There has been drastic improvement in LSI chips constituting computers and other information processing units, and output signal speed produced by each LSI chip is still getting faster. The LSI chips include, for example, SRAM, SDRAM, microprocessor, in which remarkable performance enhancement have been achieved. Such LSI chips are mounted on a printed circuit board, and high frequency signals are transmitted between these chips through signal transmission paths provided on the printed circuit board. Also, in an LSI such as an ASIC, high frequency signals are transmitted between high-speed circuit blocks.
The faster the signal transmission between circuit blocks or chips, or in an electronic device case is, the greater the signal attenuation in the transmission paths becomes. In such a signal that alternately repeats the H level and the L level, time margin for the reception signal to swing up to full amplitude becomes less, so that the amplitude of the reception signal is decreased. To cope with such a case, it is required to obtain a receiver circuit having high sensitivity, operating at high speed, and enabling accurate reception, even though high-frequency components in the reception signal is attenuated.
As a sample-and-hold circuit enabling extraction of reception signals stably at high speed, there has been proposed an analog comparator which converts a received analog signal to a digital signal by switching a current source of a bipolar transistor on and off by a sampling clock. (For example, [Official gazette of the Japanese Unexamined Patent Publication No. Sho-54-103651])
Also, there has been proposed a sample-and-hold circuit consisting of CMOS circuits, which alternately samples input signals through transfer gates, alternately amplifies in two differential amplifier circuits, and latches the amplified result. (For example, [Official gazette of the Japanese Unexamined Patent Publication No. 2002-368592])
Further, FIG. 1 shows a diagram illustrating an example of the conventional receiver circuit capable of dealing with high-speed reception signals. In order to receive high-frequency reception signals, reception data are demultiplexed in the vicinity of input data line of the receiver circuit to the possible extent, and in order to convert the reception signal to a low-frequency reception signal. The receiver circuit shown in FIG. 1 samples differential reception signals RXIP, RXIN by CMOS transfer gates P1, N2 and P3, N4, and a differential amplifier circuit amplifies the reception signals having been sampled at the nodes nd1, nd2. In the figure, a P-channel MOS transistor is denoted by a reference symbol P, while an N-channel MOS transistor is denoted by a reference symbol N. Also, a node is denoted by nd.
Referring to FIG. 1, the differential amplifier circuit includes: transistors N5, N6, of which sources are commonly connected; a switch transistor N7, which activates the amplifier circuit when a clock CLK lies in the H level; precharge transistors P9, P10, which precharge differential amplification output nodes ndn, ndp to a power supply voltage Vdd level while the clock CLK lies in the L level; and transistors P8, P11, P12, N13 and N14 constituting a regenerative latch circuit. The differential amplification output nodes ndn, ndp are supplied to an output latch circuit which consists of NAND gates 10, 12 having intersected connections between each output and input.

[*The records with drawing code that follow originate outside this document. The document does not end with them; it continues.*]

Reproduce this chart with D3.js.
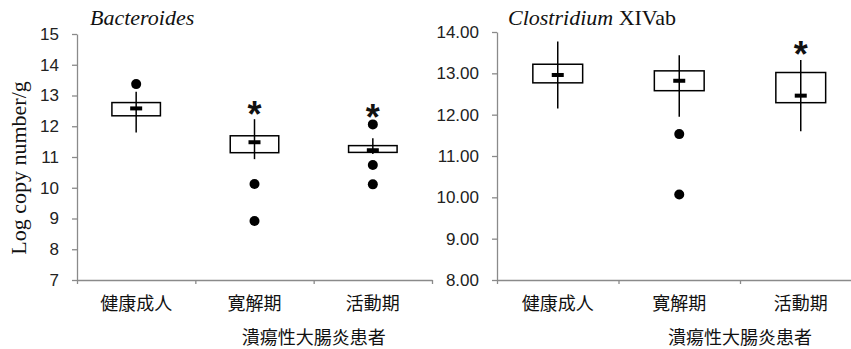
<!DOCTYPE html>
<html>
<head>
<meta charset="utf-8">
<script src="https://cdn.jsdelivr.net/npm/d3@7"></script>
<style>
  body { margin: 0; background: #fff; }
  svg { display: block; }
</style>
</head>
<body>
<div id="chart"></div>
<script>
(function(){

// categories (shared by both panels)
var groups = ["健康成人", "寛解期", "活動期"];
var groupTitle = "潰瘍性大腸炎患者";

// Bacteroides
var bactLow  = [11.80, 10.93, 11.10];
var bactQ1   = [12.34, 11.14, 11.15];
var bactMed  = [12.58, 11.48, 11.22];
var bactQ3   = [12.77, 11.69, 11.37];
var bactHigh = [13.12, 12.23, 11.61];
var bactOutliers = [[13.37], [10.12, 8.92], [12.06, 10.74, 10.11]];
var bactStars = [null, 12.64, 12.53];
var bactTicks = [7, 8, 9, 10, 11, 12, 13, 14, 15];

// Clostridium XIVab
var closLow  = [12.15, 11.95, 11.60];
var closQ1   = [12.77, 12.58, 12.29];
var closMed  = [12.96, 12.82, 12.46];
var closQ3   = [13.22, 13.06, 13.02];
var closHigh = [13.77, 13.44, 13.32];
var closOutliers = [[], [11.53, 10.07], []];
var closStars = [null, null, 13.64];
var closTicks = [8, 9, 10, 11, 12, 13, 14];

var W = 851, H = 349;
var axisColor = "#8a8a8a";
var tickFont = "'Liberation Sans Narrow', 'Liberation Sans', Arial, sans-serif";
var starFont = "'Liberation Sans', Arial, sans-serif";
var cjkFont = "'Noto Sans CJK JP', 'Noto Sans CJK SC', sans-serif";
var serif = "'Liberation Serif', 'Times New Roman', serif";

var svg = d3.select("#chart")
  .append("svg")
    .attr("width", W)
    .attr("height", H);

function panel(p) {
  var rows = groups.map(function(g, i) {
    return {
      name: g,
      low: p.low[i], q1: p.q1[i], med: p.med[i], q3: p.q3[i], high: p.high[i],
      outliers: p.outliers[i], star: p.stars[i]
    };
  });

  var y = d3.scaleLinear()
      .domain(d3.extent(p.ticks))
      .range([p.bottom, p.top]);

  var x = d3.scaleBand()
      .domain(groups)
      .range([p.left, p.right])
      .padding(0);

  var xEdge = d3.scaleLinear()
      .domain([0, groups.length])
      .range([p.left, p.right]);

  var g = svg.append("g");

  // y axis
  var ya = g.append("g")
      .attr("transform", "translate(" + p.left + ",0)")
      .call(d3.axisLeft(y).tickValues(p.ticks).tickFormat(p.fmt)
        .tickSize(5).tickSizeOuter(0).tickPadding(13));
  ya.select(".domain").attr("stroke", axisColor).attr("stroke-width", 1.3);
  ya.selectAll(".tick line").attr("stroke", axisColor).attr("stroke-width", 1.3);
  ya.selectAll(".tick text")
      .attr("fill", "#222")
      .style("font-family", tickFont)
      .style("font-size", "17px");

  // x axis line with tick marks at category borders
  var xa = g.append("g")
      .attr("transform", "translate(0," + p.bottom + ")")
      .call(d3.axisBottom(xEdge).tickValues(d3.range(groups.length + 1))
        .tickFormat("").tickSize(4).tickSizeOuter(0));
  xa.select(".domain").attr("stroke", axisColor).attr("stroke-width", 1.3);
  xa.selectAll(".tick line").attr("stroke", axisColor).attr("stroke-width", 1.3);

  // category labels
  g.selectAll(".cat")
    .data(groups)
    .enter()
    .append("text")
      .attr("x", function(d) { return x(d) + x.bandwidth() / 2; })
      .attr("y", p.bottom + 30)
      .attr("text-anchor", "middle")
      .style("font-family", cjkFont)
      .style("font-size", "18px")
      .attr("fill", "#111")
      .text(function(d) { return d; });

  g.append("text")
      .attr("x", (x(groups[1]) + x(groups[2]) + x.bandwidth()) / 2)
      .attr("y", p.bottom + 64)
      .attr("text-anchor", "middle")
      .style("font-family", cjkFont)
      .style("font-size", "18px")
      .attr("fill", "#111")
      .text(groupTitle);

  // title
  var t = g.append("text")
      .attr("x", p.titleX)
      .attr("y", 25)
      .style("font-family", serif)
      .style("font-size", "22px")
      .attr("fill", "#111");
  t.append("tspan").style("font-style", "italic").text(p.title);
  if (p.titleRest) t.append("tspan").text(p.titleRest);

  var bw = x.bandwidth() * 0.41;

  var box = g.selectAll(".box")
    .data(rows)
    .enter()
    .append("g")
      .attr("transform", function(d) {
        return "translate(" + (x(d.name) + x.bandwidth() / 2) + ",0)";
      });

  box.append("rect")
      .attr("x", -bw / 2)
      .attr("y", function(d) { return y(d.q3); })
      .attr("width", bw)
      .attr("height", function(d) { return y(d.q1) - y(d.q3); })
      .attr("fill", "none")
      .attr("stroke", "#000")
      .attr("stroke-width", 1.5);

  box.append("line")
      .attr("x1", 0).attr("x2", 0)
      .attr("y1", function(d) { return y(d.low); })
      .attr("y2", function(d) { return y(d.high); })
      .attr("stroke", "#000")
      .attr("stroke-width", 1.5);

  box.append("rect")
      .attr("x", -6)
      .attr("y", function(d) { return y(d.med) - 2; })
      .attr("width", 12)
      .attr("height", 4)
      .attr("fill", "#000");

  box.selectAll("circle")
    .data(function(d) { return d.outliers; })
    .enter()
    .append("circle")
      .attr("cx", 0)
      .attr("cy", function(d) { return y(d); })
      .attr("r", 5)
      .attr("fill", "#000");

  box.filter(function(d) { return d.star != null; })
    .append("text")
      .attr("x", 0)
      .attr("y", function(d) { return y(d.star) + 20; })
      .attr("text-anchor", "middle")
      .style("font-family", starFont)
      .style("font-weight", "bold")
      .style("font-size", "36px")
      .attr("fill", "#111")
      .text("*");
}

panel({
  left: 77, right: 432, top: 34, bottom: 280,
  ticks: bactTicks, fmt: d3.format("d"),
  low: bactLow, q1: bactQ1, med: bactMed, q3: bactQ3, high: bactHigh,
  outliers: bactOutliers, stars: bactStars,
  title: "Bacteroides", titleX: 90
});

panel({
  left: 497, right: 861.5, top: 32, bottom: 280,
  ticks: closTicks, fmt: d3.format(".2f"),
  low: closLow, q1: closQ1, med: closMed, q3: closQ3, high: closHigh,
  outliers: closOutliers, stars: closStars,
  title: "Clostridium", titleRest: " XIVab", titleX: 508
});

// y axis label
svg.append("text")
    .attr("transform", "translate(26,168) rotate(-90)")
    .attr("text-anchor", "middle")
    .style("font-family", serif)
    .style("font-size", "22px")
    .attr("fill", "#111")
    .text("Log copy number/g");

})()
</script>
</body>
</html>
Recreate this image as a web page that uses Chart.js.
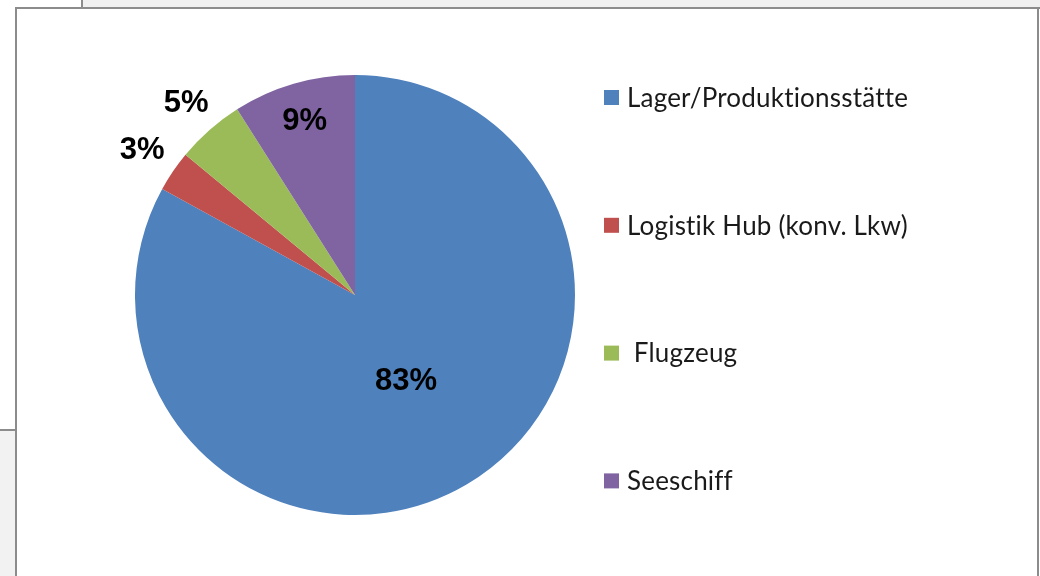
<!DOCTYPE html>
<html>
<head>
<meta charset="utf-8">
<script src="https://cdn.jsdelivr.net/npm/chart.js@4.4.1/dist/chart.umd.min.js"></script>
<style>
  html, body { margin: 0; padding: 0; background: #fff; }
  #wrap { position: relative; width: 1040px; height: 576px; overflow: hidden; background: #fff; }
  .frame { position: absolute; }
  canvas { position: absolute; left: 0; top: 0; }
</style>
</head>
<body>
<div id="wrap">
  <div class="frame" style="left:83px;top:0;width:957px;height:7px;background:#f0f0f0"></div>
  <div class="frame" style="left:81px;top:0;width:2px;height:9px;background:#8c8c8c"></div>
  <div class="frame" style="left:15px;top:7px;width:1025px;height:2px;background:#8c8c8c"></div>
  <div class="frame" style="left:1037px;top:7px;width:2px;height:569px;background:#8c8c8c"></div>
  <div class="frame" style="left:0;top:431px;width:15px;height:145px;background:#f2f2f2"></div>
  <div class="frame" style="left:0;top:429px;width:15px;height:2px;background:#8c8c8c"></div>
  <div class="frame" style="left:15px;top:7px;width:2px;height:569px;background:#8c8c8c"></div>
  <canvas id="chart" width="1040" height="576"></canvas>
</div>
<script>
const categories = ["Lager/Produktionsstätte", "Logistik Hub (konv. Lkw)", " Flugzeug", "Seeschiff"];
const shares = [83, 3, 5, 9];
const sliceColors = ["#4f81bd", "#c0504d", "#9bbb59", "#8064a2"];

// percent labels, inside for the big slices, outside for the small ones
const sliceLabels = {
	id: "sliceLabels",
	afterDatasetsDraw(chart, args, opts) {
		const ctx = chart.ctx;
		const meta = chart.getDatasetMeta(0);
		ctx.save();
		ctx.font = opts.font;
		ctx.fillStyle = "#000";
		ctx.textAlign = "center";
		ctx.textBaseline = "middle";
		meta.data.forEach((arc, i) => {
			const p = arc.getProps(["x", "y", "startAngle", "endAngle", "outerRadius"]);
			const mid = (p.startAngle + p.endAngle) / 2;
			const r = p.outerRadius * opts.radial[i];
			ctx.fillText(shares[i] + "%", p.x + Math.cos(mid) * r, p.y + Math.sin(mid) * r);
		});
		ctx.restore();
	},
};

// excel-style legend on the right, widely spaced
const sideLegend = {
	id: "sideLegend",
	afterDraw(chart, args, opts) {
		const ctx = chart.ctx;
		ctx.save();
		ctx.font = opts.font;
		ctx.letterSpacing = "0.2px"; // also keeps Lato from using ti/ff ligatures
		ctx.textAlign = "left";
		ctx.textBaseline = "middle";
		chart.data.labels.forEach((label, i) => {
			const cy = opts.top + i * opts.step;
			ctx.fillStyle = sliceColors[i];
			ctx.fillRect(opts.x, cy - opts.box / 2, opts.box, opts.box);
			ctx.fillStyle = "#1a1a1a";
			ctx.fillText(label, opts.x + opts.box + 8, cy + 1);
		});
		ctx.restore();
	},
};

new Chart(document.getElementById("chart").getContext("2d"), {
	type: "pie",
	data: {
		labels: categories,
		datasets: [
			{
				data: shares,
				backgroundColor: sliceColors,
				borderWidth: 0,
			},
		],
	},
	options: {
		responsive: false,
		animation: false,
		layout: {
			padding: { left: 135, top: 75, right: 465, bottom: 61 },
		},
		plugins: {
			legend: { display: false },
			tooltip: { enabled: false },
			sliceLabels: {
				font: 'bold 31px "Liberation Sans", Arial, sans-serif',
				radial: [0.455, 1.17, 1.16, 0.82],
			},
			sideLegend: {
				font: '26px Lato, "Open Sans", sans-serif',
				x: 604,
				top: 97.5,
				step: 127.8,
				box: 15,
			},
		},
	},
	plugins: [sliceLabels, sideLegend],
});
</script>
</body>
</html>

An operation waveform diagram of this receiver circuit is illustrated also in the figure. During the period of the clock CLK lying in the L level (or, the period of the reverse phase clock /CLK lying in the H level), the output nodes ndn, ndp of the differential amplifier are precharged to the power supply voltage Vdd level. During this period, the transfer gates P1, N2 and P3, N4 are controlled to be a conducting condition, and the differential input signals transmitted through transmission paths in the printed circuit board or the system circuit are sampled to parasitic capacitor of the input nodes nd1, nd2. When the clock CLK becomes H level, the transfer gates are controlled to be a non-conducting condition, and the differential amplifier circuit becomes to be separated from the input data line. Also, the transistors P9, P10 in the precharge circuit and the transistor P8 become non-conducting, and the switch transistor N7 becomes conducting. Thus the differential amplifier circuit detects the level of the input nodes nd1, nd2.
When the input node nd1 is in H level and the node nd2 is in L level, the current through the transistor N5 becomes greater than the current through the transistor N6, and the voltage level of the output node ndp drops faster than the voltage level of the output node ndn. In response to the voltage drop of the node ndp, the transistor N14 becomes non-conducting, and the transistor P12 becomes conducting. The voltage of the node ndn then rises again to the power supply voltage Vdd level, and thus the large voltage difference is produced between the output nodes ndp and ndn. Namely, by the regenerative latch circuit, the L level is generated in the output node ndp, and the H level is generated in the output node ndn. The H level and the L level produced above are respectively latched by the NAND gates 10, 12.